The easiest way is probably to create an ant build file and use antrun plugin. But that is not a Maven way, is it?
Other option is to create a Maven plugin for that tiny task. Somehow, I don't like that idea (plugin deployment is not what I want very much).
Maven does offer filtering of resources that you can combine with Maven profiles (see for example this post) but I'm not sure this will help here. If I understand your needs correctly, you need to loop on a set of input files and to change the name of the output file. And while the first part would be maybe possible using several <execution>, I don't think the second part is doable with the resources plugin.
So if you want to do this in one build, the easiest way would be indeed to use the Maven AntRun plugin and to implement the loop and the processing logic with Ant tasks.

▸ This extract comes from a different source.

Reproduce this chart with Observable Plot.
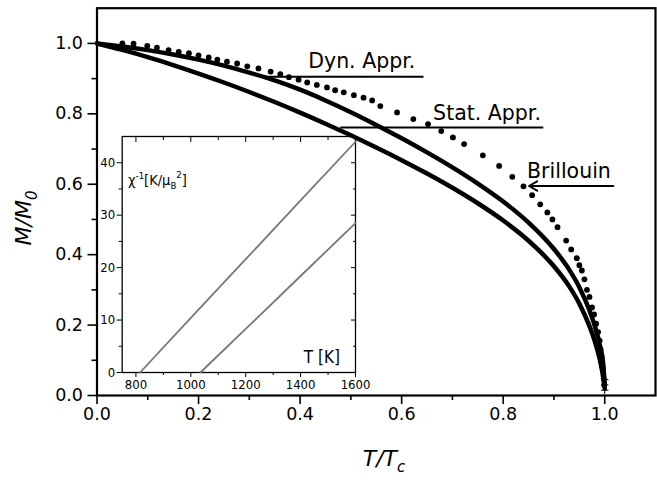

And unless you need to reuse this at several places, I wouldn't encapsulate this logic in a Maven plugin, this would give you much benefits if this is done in a single project, in a unique location.
You can extend the way maven does it's filtering, as maven retrieves it's filtering strategy from the plexus container via dependency injection. So you would have to register a new default strategy. This is heavy stuff and badly documented, but I think it can be done.
Use these URLs as starting point:
http://maven.apache.org/shared/maven-filtering/usage.html
and
http://maven.apache.org/plugins/maven-resources-plugin/
Sean